Additionally, word-initial single G before short I is always [g] instead of [dʒ] in native English: gift girl give gibbon gimlet gizzard gilded git gimp giddy gig gimbal.
The exceptions are borrowed French words: gin (le gin), ginger (le gingembre), giraffe (la girafe), giblet (OF: gibelet).
it is funny how just mentioning it starts another instance... the power of christ compells you!
Huh? It’s clearly an initialism and meant to be pronounced "dee jay gee pee pee". FBI is not written "Fbi" in English orthography.
An acronym DJ's GNU Programming Platform (DJGPP)
An acronym. The "GPP" is the DOS-ified spelling of "g++"; the '+' was not (officially) allowed in MS-DOS filenames. The DJ stands for the first name (not the initials, apparently [1]) of the project's originator, DJ Delorie.
Although: "Since C++ is integral to gcc, djgpp no longer stands for "DJ's G++" but probably stands for something like "DJ's GNU Programming Platform"." [2]
[1] https://www.delorie.com/users/dj/
[2] https://www.delorie.com/djgpp/history.html
DOS: "One of our commands allows separation of filenames with a + symbol, so we need to prohibit that character."
"Couldn't we rework that command to not use + separators?"
"No, far better to take that character out of consideration."
Unix: "Filenames can use control characters. I don't care if that makes pipes between commands really complicated! Add an option for NUL-separated filenames if you have to."
Ahah... it was long ago the last time I typed a command like this...
The linked site starts sentences with "djgpp 1.05" and "djgpp 1.06", so maybe the software name has a different irregular capitalization than version names, which stay lowercase no matter what.
Yeah, that's really creators' fault.
What exactly makes you think it’s a word when it’s clearly an initialism? Do you also write MS-DOS as "Ms-dos" or BBC as "Bbc"? (Or NATO as "Nato", though that one actually has better grounds to be written like that, being an acronym rather than an initialism – in some orthographies acronyms are indeed written like proper nouns.)
> What exactly makes you think it’s a word
The definition of the word word.
> when it’s clearly an initialism?
Then why does its creator write it all lowercase?
> Do you also write MS-DOS as "Ms-dos"
Yes.
> Then why does its creator write it all lowercase?
It's written consistently in all upper case in the copy text at https://www.delorie.com/djgpp/.
When it's written in all lowercase, like in the title, that's a stylistic preference that you can disapprove of if you want, although it's an incredibly petty thing to care about.
> Yes.
Well, that's your prerogative, but it's against standard English orthography. Acronyms and initialisms that refer to proper nouns are spelled all uppercase in English. FBI, NASA, WHO, GCC, HSV, NY, no "Fbi", "Nasa", "Who", "Gcc", "Hsv", or "Ny". You'd never get the latter versions past any remotely competent copy editor or grade school teacher.

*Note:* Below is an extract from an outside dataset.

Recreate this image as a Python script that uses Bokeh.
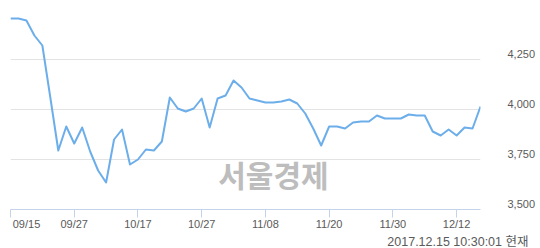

As an example of different orthography, in standard Finnish NASA would indeed be spelled "Nasa", but FBI is still FBI and DJGPP is still DJGPP.
> It's written consistently in all upper case in the copy text at https://www.delorie.com/djgpp/.
And consistently lowercase in the article linked in the post I was answering.
There is 10 years between the 2 links, seems the author changed their mind about introducing words with forced irregular capitalization.
By your logic NASA, NATO, CIA, FBI etc.
DJ's GNU Programming Platform (DJGPP)
Here there are more examples: https://en.wikipedia.org/wiki/Acronym#Comparing_a_few_exampl...
Apart from organizations, I'd capitalize only the first character for most.
The Usa is not an organization.
That's quite irregular.
I would capitalize every letter which is pronounced individually.
So it's HIV but Nasa, and because you can hardly pronounce DJGPP it's all capital letters.
The author has a page[0] wherein he notes his legal first name is "DJ" and that it is not appropriate to spell it in lower case, insert spaces or periods, etc. Also on that page, directly above that admonition, is an image with his name spelled in lower case. ¯\_(ツ)_/¯
0 - https://www.delorie.com/users/dj/
We don't usually do that (e.g. Nvidia not NVIDIA is standard in HN titles) but I've uppercased it (belatedly) now.